In another the sensibility is unnaturally developed and the passion of the moment carries all before it I In another the will power is abnormally developed and stubbornness is characteristic. In another carnality reigns supreme. But why enumerate, when scarce a man is found who is not conscious of some mental or moral weakness which limits his usefulness, mars his character and disturbs his peace. And the perfect symmetry of the primeval man as lie came forth fresh from the hand of God, where, Oh where shall we find it? Alas! the distortions sin has made! Thanks to God the Holy Ghost has come, to restore the balance and repair the wreck. Let me give an example : While the writer was in the Theological Seminary he had a class-mate who was a specialist in mathematics. They were his hobby in college and in the seminary his taste in that direction was scarcely diminished. And why he studied Theology, we, his class mates could scarcely divine, save that an aunt who paid his bills desired it. I remember how languidly he was wont to come into our prayer meetings and what an iceberg he was while there. If he took any part it was so formal, and so cold. As we neared the time of graduation and licensure, a great revival occurred, and in it our friend was visited by the world's Great Healer. He saw as never before, his great defects, and prominent among them this want of sensibility towards moral and spiritual things. That part of his nature was torpid The old hymn expresses his state when it says :

The rocks can rend,

The earth can quake,

The mountains to their centre shake. Of feeling all things show some sign, But this unfeeling heart of mine.

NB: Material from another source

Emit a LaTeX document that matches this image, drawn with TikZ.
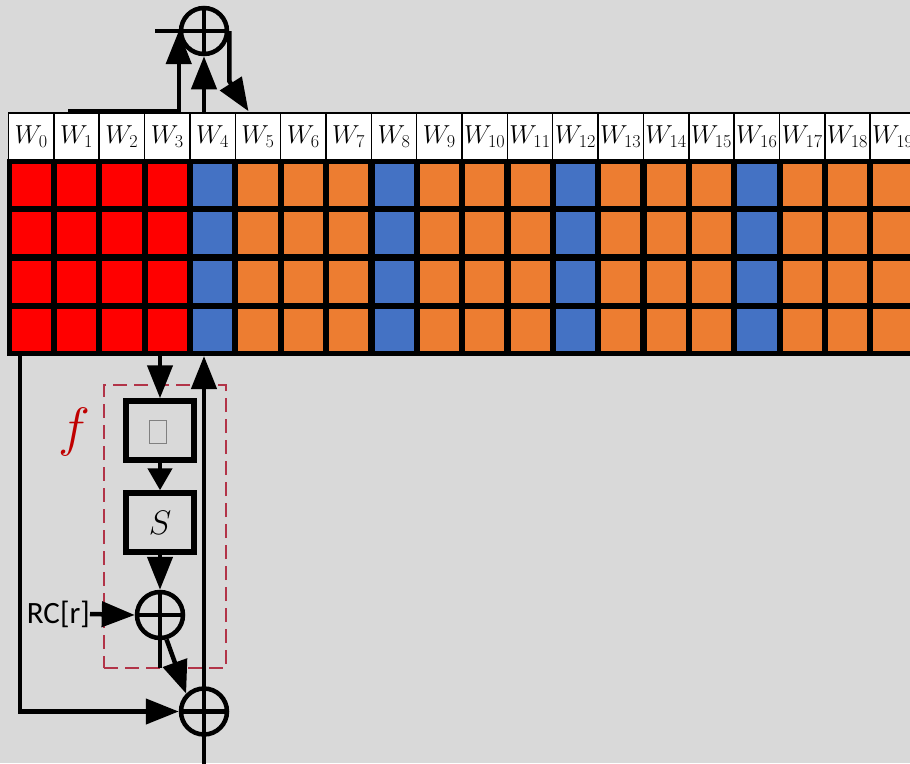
\documentclass[tikz,border=0pt]{standalone}
\usepackage{fix-cm}
\usepackage{fontspec}
\newfontfamily\calib{Carlito}
\usetikzlibrary{arrows.meta,calc}
\definecolor{bg}{HTML}{D9D9D9}
\definecolor{cred}{HTML}{FF0000}
\definecolor{cblue}{HTML}{4472C4}
\definecolor{corange}{HTML}{ED7D31}
\definecolor{fred}{HTML}{C00000}
\definecolor{dashred}{RGB}{178,52,72}
\tikzset{
  hdr/.style={draw=black, fill=white, line width=1.5pt, minimum width=45.35pt, minimum height=47pt, inner sep=0pt, font=\fontsize{26}{28}\selectfont},
  conn/.style={line width=4.5pt},
  arr/.style={conn, -{Triangle[length=33pt,width=25pt]}},
  sarr/.style={conn, -{Triangle[length=22pt,width=24pt]}},
  xorc/.style={circle, draw=black, line width=4.5pt, minimum size=46pt, inner sep=0pt,
    path picture={\draw[line width=4.5pt] (path picture bounding box.north) -- (path picture bounding box.south)
      (path picture bounding box.west) -- (path picture bounding box.east);}},
  fbx/.style={draw=black, line width=5.5pt, minimum width=68pt, minimum height=59pt, inner sep=0pt},
  dashbox/.style={draw=dashred, line width=2pt, dash pattern=on 14pt off 7pt, minimum width=122pt, minimum height=283pt, inner sep=0pt},
}
\begin{document}
\begin{tikzpicture}[x=1pt,y=-1pt]
\useasboundingbox (0,0) rectangle (910,763);
\clip (0,0) rectangle (910,763);
\fill[bg] (0,0) rectangle (910,763);

% colored grid
\fill[black] (6.5,159) rectangle (915,355.5);
\foreach \k in {0,...,19}{
  \pgfmathtruncatemacro\m{mod(\k,4)}
  \ifnum\k<4 \def\cc{cred}\else\ifnum\m=0 \def\cc{cblue}\else\def\cc{corange}\fi\fi
  \foreach \r in {0,...,3}{
    \fill[\cc] ({8.5+45.35*\k+3.2},{164.3+48.1*\r}) rectangle ++(39.2,42);
  }
  \node[hdr] (h\k) at ({8.5+45.35*\k+22.675},136.5) {$W_{\k}$};
}

% top xor
\node[xorc] (tx) at (204,31) {};
\draw[conn] (tx.center) -- ++(-49,0);
\coordinate (tl) at (68,111);
\draw[arr] (tl) -- (tx.west |- tl) -- (tx.west);
\draw[arr] (tx.south |- h4.north) -- (tx.south);
\coordinate (w5in) at ($(h5.north west)+(14,-1)$);
\draw[arr] (tx.east) -- ++(0,50) -- (w5in);

% function f
\node[dashbox] (fd) at (165,526.5) {};
\node[text=fred, inner sep=0pt] (flab) at (74,432) {\fontsize{54}{54}\selectfont$f$};
\node[fbx] (fbox) at (160,430.5) {};
\node[draw=gray, line width=1pt, minimum width=17pt, minimum height=23pt, inner sep=0pt] (glyph) at (157.5,432) {};
\node[fbx] (sbox) at (160,522.5) {\fontsize{34}{34}\selectfont$S$};
\node[xorc] (rcx) at (160,615) {};
\node[inner sep=0pt, anchor=east] (rc) at (90,614) {\calib\fontsize{31}{32}\selectfont RC[r]};
\node[xorc] (outx) at (204,711.5) {};

\coordinate (g3) at (160,355);
\coordinate (gL) at (20,355);
\coordinate (g4) at (204,356);
\coordinate (bot) at (204,765);

\draw[arr] (g3) -- (fbox.north);
\draw[sarr] (fbox.south) -- (sbox.north);
\draw[arr] (sbox.south) -- (rcx.north);
\draw[arr] (rc.east) -- (rcx.west);
\draw[conn] (rcx.south) -- ++(0,28);
\draw[arr] (rcx.-75) -- (outx.north west);
\draw[arr] (gL) |- (outx.west);
\draw[arr] (bot) -- (g4);
\end{tikzpicture}
\end{document}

Others talked of love but he had none. The Bible gave him no comfort.

He saw also that this moral torpor must be removed, or His ministry would be barren. He came to believe that the Holy Spirit could remove this defect. That it was one specialty of His mission to restore the lost balance sin had made, and repair the wreck the Devil had wrought. Earnestly he sought the assistance of the Great Helper in this matter. Importunately he prayed. For nearly a week the struggle lasted. But it ended in victory. A victory as wonderful to the writer and probably to the subject of this spirit-healing, as would have been the restoration of a paralyzed arm to its normal condition and use. And we doubt whether the subjects of the Pentecostal baptism were, on an average, changed more than he. He was filled with the Spirit. His tongue was loosed, and he praised God as the Spirit gave him utterance. In our prayer meetings he became, after this, one of the first to speak or pray, and God gave him the tongue of fire. Often his deep feeling quite choked his utterance. In the years of his subsequent service in the ministry, deep feeling on his part, and on that of his hearers, became a characteristic of his religious services. And so it was till he was not, for God took him. This example was not alone in that revival. Others in different lines of mental and moral derangement received like restoration and help.

Allow us to mention another. He was also a Theological student. In early life he had been a sailor. I believe a mid-ship man in the Navy. He had visited many ports of the world, and like many seamen, had indulged in vices of the lowest type, until his soul as well as his body had become polluted almost beyond description. In his deep degradation, the Spirit sought him out, he was converted and began a course of studies for the ministry. When I knew him he had reached the Theological Seminary. But Oh! the stains still left behind in the soul, by those sins of his youth. Oh! the pictures still unerased in the chambers of imagery. How could they be effaced? In the great revival the Pentecost in our Seminary, he came to believe that the Holy Ghost coming to abide in fullness with him could cleanse the temple and cast out these loathsome pictures. Earnestly he asked and the Spirit came and cast out those odious things and cleansed the Leper. Thenceforth he became one of the purest men in thought, in feeling and imagination I ever knew. It was to him wonderful! wonderful! wonderful! It was wonderful to us all who were intimate with him and to whom he told in confidence, what great things the Lord had done for him. He preached many years, but has gone to his home and has doubtless realized the truth of Christ's words, " Blessed are the pure in heart, for they shall see God. " A Theological Professor who was very intimate with this man, said to me : " He was so thoroughly cleansed from his former foulness of thought that I came to regard him as the purest minded man I ever knew. " Brethren, may the Holy Spirit reveal to each of us our sad defects and the changes needful to give us symmetry in mental and moral traits. And in seeking restoration of the lost balance, may we not, by unbelief limit the Holy one of Israel. Is it too much to ask the Great Deliverer to do for us a thing so great? Paul says of him : " He is able to do for ns exceeding abundantly above all we can ask or even think! "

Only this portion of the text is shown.